Summary
It’s tonally all over the place, but the finale of Summer of 36 does a semi-decent job of wrapping things up in a satisfying way.
With Summer of 36 having already bogged itself down in a lot of competing subplots and ideas, the finale finds itself in a tough spot. And, frankly, if you were looking for a coherent and satisfying ending that justified the bumpy journey to get here, then Episode 6 is probably going to leave you a little disappointed. Sure, most of the loose ends are tied up, and we find out who killed Jacquart and Edgar, and more importantly why, but there’s still a fair amount of tonal whiplash to suffer through on the way there.
Still, it’s important to answer the big questions and try to unpack some deeper meaning, even if there is none, so let’s just go ahead and do that.
Who Killed Jacquart?
First, the big question. This is the inciting event, the main dramatic predicament that keeps Blanche, Eugenie, Giulia, and Leonie occupied throughout the season. Naturally, none of them is the perpetrator, despite endless allusions to it. Their relationships to the victim were, of course, rather complicated, but this was a complicated guy, and there was no shortage of people who wanted to see him dead.
The truth is that Anne-Marie killed Jacquart. It was a revenge ploy. Back in the day, Jacquart had killed her son in a hit-and-run that he covered up to protect his reputation. It was an accident, but his response to the tragedy was very deliberate, and Anne-Marie never got over it.
Even years later, having been confronted, Jacquart tried to pay Anne-Marie off to keep things quiet. He never understood the human element, the profound sense of loss and guilt underpinning Anne-Marie’s crusade. In her horror at Jacquart’s inability to feel any of the things she had felt so strongly for so long, she stabbed him with a letter opener.
Who Killed Edgar?
Edgar, the second demise, is a little more complicated. He’s killed because of Anne-Marie, since he was a witness to her crime, but he’s not killed by Anne-Marie. In large part, he brings about his own demise.
However, it’s Anne-Marie’s sister, Marthe, who delivers the final blow to Edgar by poisoning him with arsenic, since he was attempting to blackmail Anne-Marie.
The Law Applies to All
The most daring element of the ending of Summer of 36 is that Anne-Marie and Marthe become a means by which justice can be done to someone who deserves it and who, otherwise, thanks to connections and power and privilege, wouldn’t be subject to its whims. Raoul is a guilty man on every level, and he’s the worst kind of guilty man – one who’s more than likely to get away with it.
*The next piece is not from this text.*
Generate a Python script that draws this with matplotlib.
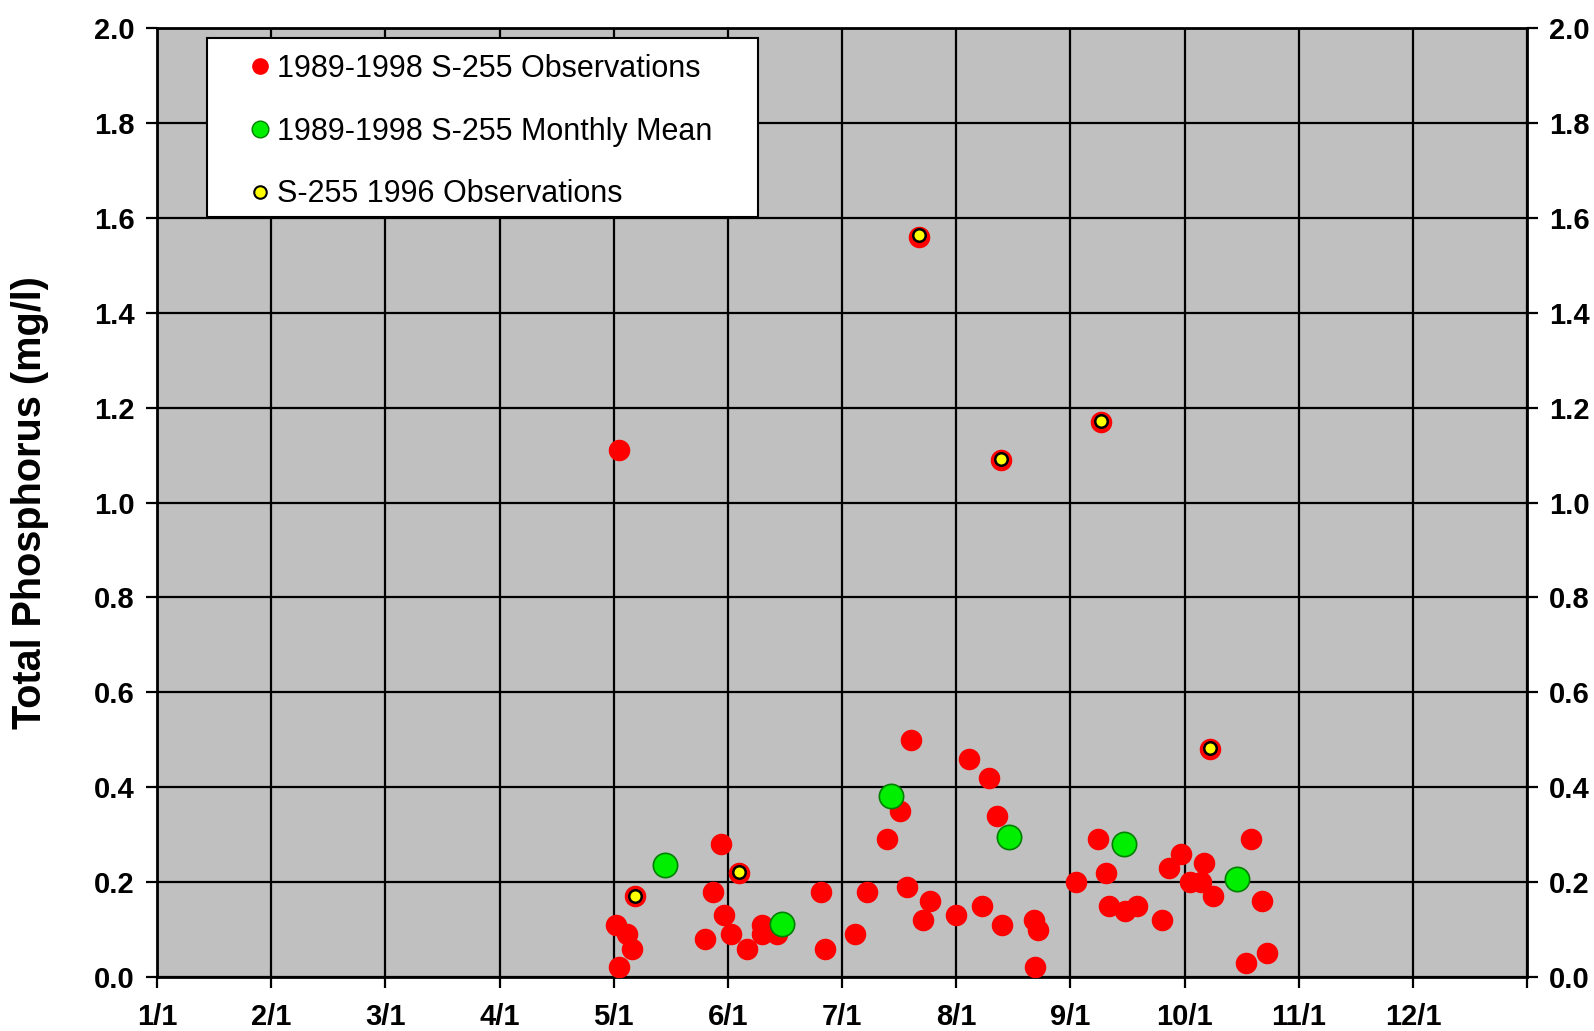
import matplotlib.pyplot as plt
from matplotlib.lines import Line2D
from matplotlib.patches import Rectangle

plt.rcParams['font.family'] = ['Liberation Sans', 'DejaVu Sans']

# x positions in months since 1/1 (axis has evenly spaced months)
obs_x = [4.05, 4.02, 4.12, 4.16, 4.05, 4.19, 4.94, 4.87, 4.97, 5.03, 4.80, 5.10,
         5.17, 5.30, 5.30, 5.43, 5.82, 5.85, 6.11, 6.22, 6.39, 6.51, 6.60, 6.57,
         6.77, 6.71, 6.67, 7.00, 7.11, 7.29, 7.36, 7.23, 7.40, 7.39, 7.68, 7.72,
         7.69, 8.05, 8.24, 8.27, 8.31, 8.34, 8.48, 8.58, 8.80, 8.86, 8.97, 9.05,
         9.14, 9.17, 9.22, 9.25, 9.54, 9.58, 9.68, 9.72]
obs_y = [1.11, 0.11, 0.09, 0.06, 0.02, 0.17, 0.28, 0.18, 0.13, 0.09, 0.08, 0.22,
         0.06, 0.11, 0.09, 0.09, 0.18, 0.06, 0.09, 0.18, 0.29, 0.35, 0.50, 0.19,
         0.16, 0.12, 1.56, 0.13, 0.46, 0.42, 0.34, 0.15, 0.11, 1.09, 0.12, 0.10,
         0.02, 0.20, 0.29, 1.17, 0.22, 0.15, 0.14, 0.15, 0.12, 0.23, 0.26, 0.20,
         0.20, 0.24, 0.48, 0.17, 0.03, 0.29, 0.16, 0.05]

mean_x = [4.45, 5.47, 6.43, 7.46, 8.47, 9.46]
mean_y = [0.236, 0.111, 0.381, 0.296, 0.280, 0.207]

y96_x = [4.19, 5.10, 6.67, 7.39, 8.27, 9.22]
y96_y = [0.171, 0.221, 1.563, 1.092, 1.171, 0.482]

month_labels = ['1/1', '2/1', '3/1', '4/1', '5/1', '6/1', '7/1', '8/1',
                '9/1', '10/1', '11/1', '12/1']
labels = ['1989-1998 S-255 Observations', '1989-1998 S-255 Monthly Mean',
          'S-255 1996 Observations']

fig = plt.figure(figsize=(15.94, 10.31), dpi=100)
ax = fig.add_axes([0.0985, 0.0524, 0.8595, 0.9204])
ax.set_facecolor('#C0C0C0')

ax.plot(obs_x, obs_y, 'o', color='#FF0000', ms=14.5, mec='#FF0000', zorder=3)
ax.plot(mean_x, mean_y, 'o', color='#00EE00', ms=17.5, mec='#008000', mew=1.2, zorder=4)
ax.plot(y96_x, y96_y, 'o', color='#FFFF00', ms=9, mec='black', mew=1.8, zorder=5)

ax.set_xlim(0, 12)
ax.set_ylim(0, 2.0)
ax.set_xticks(range(13))
ax.set_xticklabels(month_labels + [''])
ax.set_yticks([i * 0.2 for i in range(11)])
ax.set_yticklabels(['%.1f' % (i * 0.2) for i in range(11)])
ax.grid(True, color='black', lw=1.6)
ax.set_axisbelow(True)
for s in ax.spines.values():
    s.set_linewidth(2)

ax.tick_params(axis='both', direction='out', length=8, width=1.6, labelsize=21, pad=8)
ax.tick_params(axis='x', pad=11)
ax.tick_params(axis='y', right=True, labelright=True)
for lab in ax.get_xticklabels() + ax.get_yticklabels():
    lab.set_fontweight('bold')
ax.set_ylabel('Total Phosphorus (mg/l)', fontsize=28.5, fontweight='bold')
ax.yaxis.set_label_coords(-0.079, 0.5)

# legend box drawn separately so the padding matches
ax.add_patch(Rectangle((0.0365, 0.8008), 0.4022, 0.1887, transform=ax.transAxes,
                       facecolor='white', edgecolor='black', lw=1.5, zorder=9))
handles = [
    Line2D([], [], ls='', marker='o', color='#FF0000', ms=11),
    Line2D([], [], ls='', marker='o', color='#00EE00', mec='#008000', ms=12),
    Line2D([], [], ls='', marker='o', color='#FFFF00', mec='black', mew=1.5, ms=9),
]
leg = ax.legend(handles, labels, loc='upper left', bbox_to_anchor=(0.064, 0.9726),
                fontsize=22, frameon=False, handlelength=1.0, handletextpad=0.07,
                labelspacing=1.07, borderpad=0, borderaxespad=0)
leg.set_zorder(10)

fig.savefig('out.png', dpi=100)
Not if Blanche, Eugénie, Giulia, and Léonie have anything to say about it, though. They realise that they can frame Raoul for what happened to Jacquart and Edgar, and Commissioner Raven, despite having put the real pieces together, allows him to take the fall. He’s a bad guy who would never face accountability otherwise, so the moral scale remains balanced, more or less.
All’s Well That Ends Well
Outcomes for the leading quartet are largely positive. Eugenie takes over the family factory with her husband; Blanche leaves for New York with Edouard; Giulia continues to work at the hotel while waiting for Joseph to return from Spain, and Leonie, after getting her father exonerated, opens a detective agency, partnering up with Madeleine.
There’s a brief moment, as the characters watch the fireworks together at the end of the episode, where they consider whether what they did was right, but it clearly isn’t a complex moral quandary. Raoul was truly the Big Bad in that he was the most morally abject at his core, and the one most inured from traditional justice. He would have never been held to account for the things he did, so nabbing him on something he didn’t do can be justified easily enough.
Of course, mileage may vary in that regard. Two wrongs might not make a right, but then again, what’s the point in having a justice system if it doesn’t apply to those with the connections to evade it? Summer of 36 isn’t written well enough to truly answer these questions, but the fact that it raises them is worth a backhanded compliment in my book.